One way of looking at the circuit’s two operating regions is to imagine the value of R_f varying with the input voltage. This equation then informally shows that the output, V_{out} is equal to the clean input, V_{in} plus a high gain copy of it where the high gain signal gets saturated (clipped) at the diode’s forward voltage. This supports the statement above that the overdrive effect is a saturated version of the input with some of the clean input mixed over the top.

The Vector Drive’s Overdrive Implementation

The basic signal chain of the Vector Drive’s overdrive effect is shown below:

The full signal chain contains several filter blocks (such as the main 3 channel parametric tone controls) but these have been omitted for clarity.

In traditional overdrive pedals the distortion gain level, set by R_f, is adjustable. In the Vector Drive, however, the versatility of DSP allows for both the distortion gain and clean gain to be set by the player.
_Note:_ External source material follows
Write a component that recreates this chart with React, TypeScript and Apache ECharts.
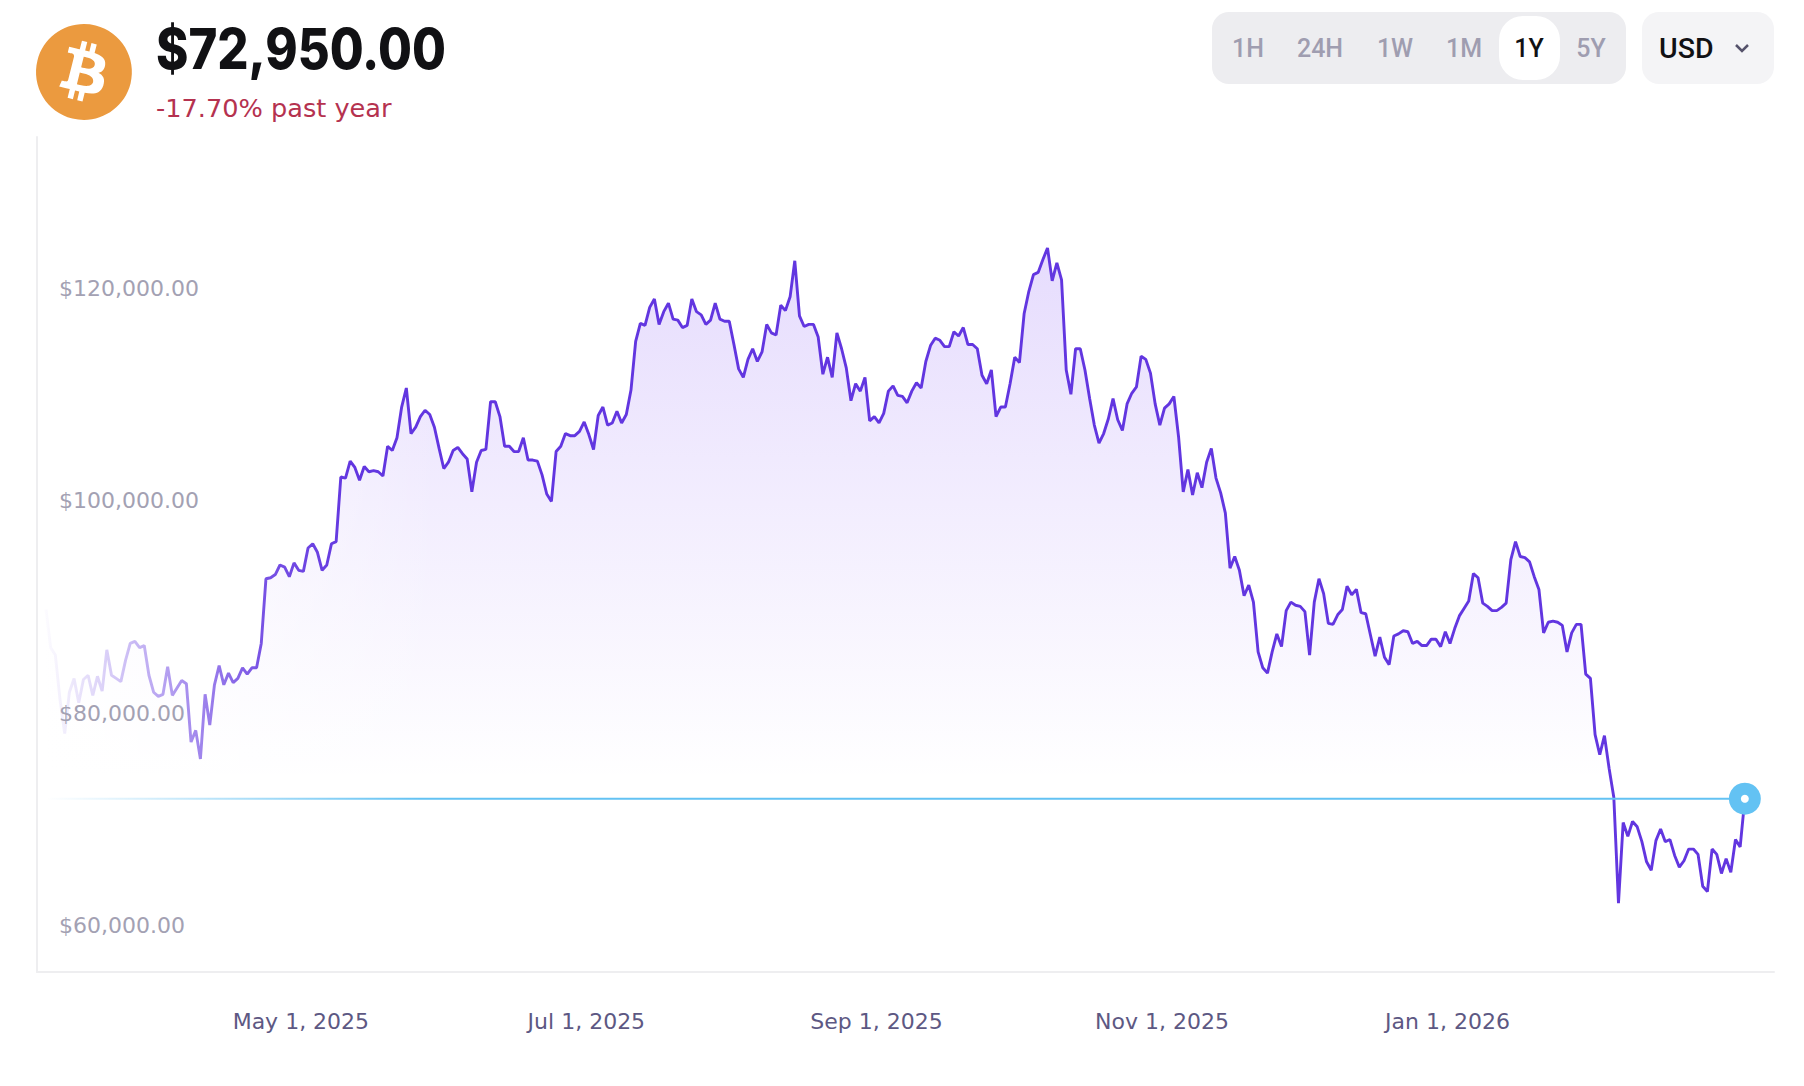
import { useEffect, useRef } from 'react'
import * as echarts from 'echarts'

const bitcoinLogo =
  'M23.638 14.904c-1.602 6.43-8.113 10.34-14.542 8.736C2.67 22.05-1.244 15.525.362 9.105 1.962 2.67 8.475-1.243 14.9.358c6.43 1.605 10.342 8.115 8.738 14.548v-.002zm-6.35-4.613c.24-1.59-.974-2.45-2.64-3.03l.54-2.153-1.315-.33-.525 2.107c-.345-.087-.705-.167-1.064-.25l.526-2.127-1.32-.33-.54 2.165c-.285-.067-.565-.132-.84-.2l-1.815-.45-.35 1.407s.975.225.955.236c.535.136.63.486.615.766l-1.477 5.92c-.075.166-.24.406-.614.314.015.02-.96-.24-.96-.24l-.66 1.51 1.71.426.93.242-.54 2.19 1.32.327.54-2.17c.36.1.705.19 1.05.273l-.51 2.154 1.32.33.545-2.19c2.24.427 3.93.257 4.64-1.774.57-1.637-.03-2.58-1.217-3.196.854-.193 1.5-.76 1.68-1.93h.01zm-3.01 4.22c-.404 1.64-3.157.75-4.05.53l.72-2.9c.896.23 3.757.67 3.33 2.37zm.41-4.24c-.37 1.49-2.662.735-3.405.55l.654-2.64c.744.18 3.137.524 2.75 2.084v.006z'
echarts.graphic.registerShape('btcLogo', echarts.graphic.extendPath(bitcoinLogo, {}))

// daily closes, first point is Mar 7, 2025
const pricesSpring = [
  90800, 87200, 86500, 82300, 79100, 83000, 84300, 82000, 84200, 84600, 82700, 84500, 83100, 87000, 84600, 84300,
  84000, 86000, 87600, 87800, 87200, 87400, 84600, 83000, 82600, 82800, 85400, 82700, 83400, 84100, 83800, 78300,
  79400, 76700, 82800, 79900, 83700, 85500, 83700, 84800, 83900, 84300, 85300, 84700, 85300, 85300, 87600, 93700,
  93800, 94100, 95000, 94800, 93900, 95200, 94500, 94400, 96600, 97000, 96200, 94500, 95000, 97000, 97200, 103300,
  103200, 104800, 104200, 103000, 104300, 103800, 103900, 103800, 103400, 106200, 105800, 107000, 109900, 111700,
  107400, 108000, 109000, 109600, 109200, 108000, 106000, 104100, 104700, 105800, 106100, 105500, 105000
]
const pricesSummer = [
  101900, 104700, 105800, 105900, 110400, 110400, 109000, 106200, 106200, 105700, 105700, 107000, 104900, 104900,
  104800, 103500, 101700, 101000, 105700, 106200, 107400, 107200, 107200, 107600, 108500, 107300, 105900, 109100,
  109900, 108200, 108400, 109500, 108400, 109200, 111500, 116100, 117800, 117600, 119300, 120100, 117700, 118900,
  119700, 118200, 118100, 117400, 117600, 120100, 118900, 118600, 117700, 118100, 119700, 118200, 118000, 118000,
  115800, 113500, 112700, 114400, 115400, 114200, 115100, 117700, 116900, 116700, 119500, 119000, 120300, 123700,
  118500, 117500, 117700, 117700, 116500, 113000, 114600, 112700, 116900, 115400, 113600, 110500, 112100, 111400,
  112700, 108600, 109000, 108400, 109300, 111400, 111900
]
const pricesAutumn = [
  111000, 110900, 110300, 111400, 112200, 111700, 114200, 115700, 116400, 116200, 115600, 115600, 117000, 116600,
  117400, 115800, 115800, 115400, 112900, 112100, 113400, 109000, 109900, 109900, 112100, 114600, 114100, 118700,
  120800, 122400, 122600, 123800, 124900, 121800, 123500, 121900, 113400, 111100, 115400, 115400, 113400, 110700,
  108200, 106500, 107400, 108800, 110700, 108700, 107700, 110200, 111200, 111800, 114700, 114400, 113100, 110200,
  108200, 109800, 110200, 110900, 107100, 101900, 104000, 101600, 103700, 102300, 104700, 106000, 103200, 101800,
  99900, 94700, 95800, 94500, 92100, 93100, 91500, 86800, 85300, 84800, 86800, 88500, 87300, 90700, 91500, 91200,
  91100, 90600, 86500, 91500, 93700
]
const pricesWinter = [
  92300, 89500, 89400, 90300, 90800, 93000, 92200, 92700, 90500, 90400, 88400, 86400, 88200, 86300, 85600, 88300,
  88500, 88800, 88700, 87600, 87800, 87400, 87400, 88000, 88000, 87300, 88700, 87600, 89000, 90200, 90900, 91600,
  94200, 93800, 91400, 91100, 90700, 90700, 91000, 91400, 95500, 97200, 95800, 95700, 95300, 93900, 92700, 88600,
  89600, 89700, 89600, 89300, 86800, 88600, 89400, 89400, 84700, 84300, 79000, 77100, 78900, 75800, 73100, 63100,
  70700, 69400, 70800, 70300, 68900, 67000, 66200, 69000, 70100, 68900, 69100, 67600, 66500, 67100, 68200, 68200,
  67700, 64700, 64200, 68200, 67700, 65900, 67300, 66000, 69100, 68400, 72950
]
const prices = [...pricesSpring, ...pricesSummer, ...pricesAutumn, ...pricesWinter]

const tickDates = [new Date(2025, 4, 1), new Date(2025, 6, 1), new Date(2025, 8, 1), new Date(2025, 10, 1), new Date(2026, 0, 1)]
const tickLabels = ['May 1, 2025', 'Jul 1, 2025', 'Sep 1, 2025', 'Nov 1, 2025', 'Jan 1, 2026']
const priceTicks = [60000, 80000, 100000, 120000]
const ranges = ['1H', '24H', '1W', '1M', '1Y', '5Y']
const rangeCenters = [1248, 1320, 1395, 1464, 1529, 1591]

const points = prices.map((p, i) => [new Date(2025, 2, 7 + i).getTime(), p])
const first = points[0]
const last = points[points.length - 1]

const font = 'Inter, sans-serif'
const buttonFont = 'Roboto, sans-serif'
const labelFont = '"DejaVu Sans", sans-serif'

function headerGraphics() {
  return [
    { type: 'btcLogo', x: 36, y: 24, scaleX: 4, scaleY: 4, style: { fill: '#EB9A3F' } },
    {
      type: 'text', x: 156, y: 49, scaleX: 0.877,
      style: { text: '$72,950.00', font: `800 56px ${font}`, fill: '#111114', verticalAlign: 'middle' }
    },
    {
      type: 'text', x: 156, y: 108,
      style: { text: '-17.70% past year', font: `400 25.6px ${labelFont}`, fill: '#B5324F', verticalAlign: 'middle' }
    },
    { type: 'rect', shape: { x: 1212, y: 12, width: 414, height: 72, r: 17 }, style: { fill: '#EDEDF0' } },
    { type: 'rect', z: 1, shape: { x: 1499, y: 16, width: 61, height: 64, r: 24 }, style: { fill: '#fff' } },
    ...ranges.map((r, i) => ({
      type: 'text', z: 2, x: rangeCenters[i], y: 48,
      style: {
        text: r, font: `500 25px ${buttonFont}`, fill: r === '1Y' ? '#111114' : '#9F9DB0',
        align: 'center', verticalAlign: 'middle'
      }
    })),
    { type: 'rect', shape: { x: 1642, y: 12, width: 132, height: 72, r: 17 }, style: { fill: '#F4F4F6' } },
    {
      type: 'text', x: 1659, y: 48,
      style: { text: 'USD', font: `500 28.5px ${buttonFont}`, fill: '#111114', verticalAlign: 'middle' }
    },
    {
      type: 'polyline',
      shape: { points: [[1736, 45], [1742, 51], [1748, 45]] },
      style: { stroke: '#55526B', lineWidth: 2.5, fill: 'none' }
    },
    // white fade over the left part of the area fill
    {
      type: 'rect', z: 3, silent: true,
      shape: { x: 38, y: 137, width: 402, height: 834 },
      style: {
        fill: new echarts.graphic.LinearGradient(38, 0, 440, 0, [
          { offset: 0, color: 'rgba(255,255,255,1)' },
          { offset: 1, color: 'rgba(255,255,255,0)' }
        ], true)
      }
    }
  ]
}

function App() {
  const chartRef = useRef<HTMLDivElement>(null)

  useEffect(() => {
    if (!chartRef.current) return
    const chart = echarts.init(chartRef.current, undefined, { renderer: 'svg' })

    chart.setOption({
      animation: false,
      backgroundColor: '#fff',
      grid: { left: 37, right: 30, top: 137, bottom: 114 },
      xAxis: {
        // plain value axis holding timestamps, custom label values break on a time axis
        type: 'value',
        min: new Date(2025, 2, 5, 2).getTime(),
        max: new Date(2026, 2, 11, 5, 30).getTime(),
        z: 5,
        axisLine: { lineStyle: { color: '#EEEEF0', width: 2 } },
        axisTick: { show: false },
        splitLine: { show: false },
        axisLabel: {
          customValues: tickDates.map((d) => d.getTime()),
          formatter: (v: number) => tickLabels[tickDates.findIndex((d) => d.getTime() === v)] ?? '',
          color: '#5D5883',
          fontFamily: labelFont,
          fontSize: 22,
          margin: 38,
          padding: [0, 5, 0, 0]
        }
      },
      yAxis: {
        type: 'value',
        min: 56604,
        max: 135377,
        z: 5,
        axisLine: { show: true, lineStyle: { color: '#EEEEF0', width: 2 } },
        axisTick: { show: false },
        splitLine: { show: false },
        axisLabel: {
          customValues: priceTicks,
          inside: true,
          margin: 22,
          verticalAlign: 'bottom',
          formatter: (v: number) => '$' + v.toLocaleString('en-US') + '.00',
          color: '#A3A1B3',
          fontFamily: labelFont,
          fontSize: 22
        }
      },
      series: [
        {
          type: 'line',
          data: points,
          showSymbol: false,
          silent: true,
          z: 2,
          lineStyle: { width: 0 },
          areaStyle: {
            opacity: 1,
            color: new echarts.graphic.LinearGradient(0, 247, 0, 780, [
              { offset: 0, color: 'rgba(124,72,245,0.19)' },
              { offset: 1, color: 'rgba(124,72,245,0)' }
            ], true)
          }
        },
        {
          type: 'line',
          data: points,
          showSymbol: false,
          silent: true,
          z: 4,
          lineStyle: {
            width: 2.9,
            color: new echarts.graphic.LinearGradient(46, 0, 1744, 0, [
              { offset: 0, color: 'rgba(98,54,224,0.02)' },
              { offset: 0.03, color: 'rgba(98,54,224,0.2)' },
              { offset: 0.06, color: 'rgba(98,54,224,0.4)' },
              { offset: 0.09, color: 'rgba(98,54,224,0.6)' },
              { offset: 0.125, color: 'rgba(98,54,224,0.85)' },
              { offset: 0.18, color: 'rgba(98,54,224,1)' },
              { offset: 1, color: 'rgba(98,54,224,1)' }
            ], true)
          }
        },
        {
          type: 'line',
          data: [[first[0], last[1]], last],
          showSymbol: false,
          silent: true,
          z: 4,
          lineStyle: {
            width: 2,
            color: new echarts.graphic.LinearGradient(46, 0, 1744, 0, [
              { offset: 0, color: 'rgba(99,194,243,0)' },
              { offset: 0.1, color: 'rgba(99,194,243,0.45)' },
              { offset: 0.22, color: 'rgba(99,194,243,1)' },
              { offset: 1, color: 'rgba(99,194,243,1)' }
            ], true)
          }
        },
        {
          type: 'scatter',
          data: [last],
          symbolSize: 32,
          silent: true,
          z: 6,
          itemStyle: { color: '#63C2F3', opacity: 1 }
        },
        {
          type: 'scatter',
          data: [last],
          symbolSize: 8,
          silent: true,
          z: 7,
          itemStyle: { color: '#fff', opacity: 1 }
        }
      ],
      graphic: headerGraphics()
    })

    return () => {
      chart.dispose()
    }
  }, [])

  return <div ref={chartRef} style={{ position: 'absolute', left: 0, top: 0, width: 1804, height: 1086 }} />
}

export default App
In our DSP code the saturation function is the smooth clipping equation:

(7)   \begin{equation*}y = \cfrac{x}{1 + \left| x \right|}\end{equation*}

which, when mixed with the clean signal, results in waveforms such as the one below; a beautifully smooth clipped sine wave:

So lets look at the effect of varying the distortion and clean gains. If we plot the above waveform shaping as a static non-linearity and vary the distortion gain we get the following plots:

The distortion gain adjusts the underlying tonal mix of the output, increasing this gain creates higher frequency harmonics leading to a more crunchy sound.

If, instead, we vary the clean mix the static non-linearity changes as follows:

With this adjustment the output can be varied from totally saturated hard core distortion to super subtle overdrive.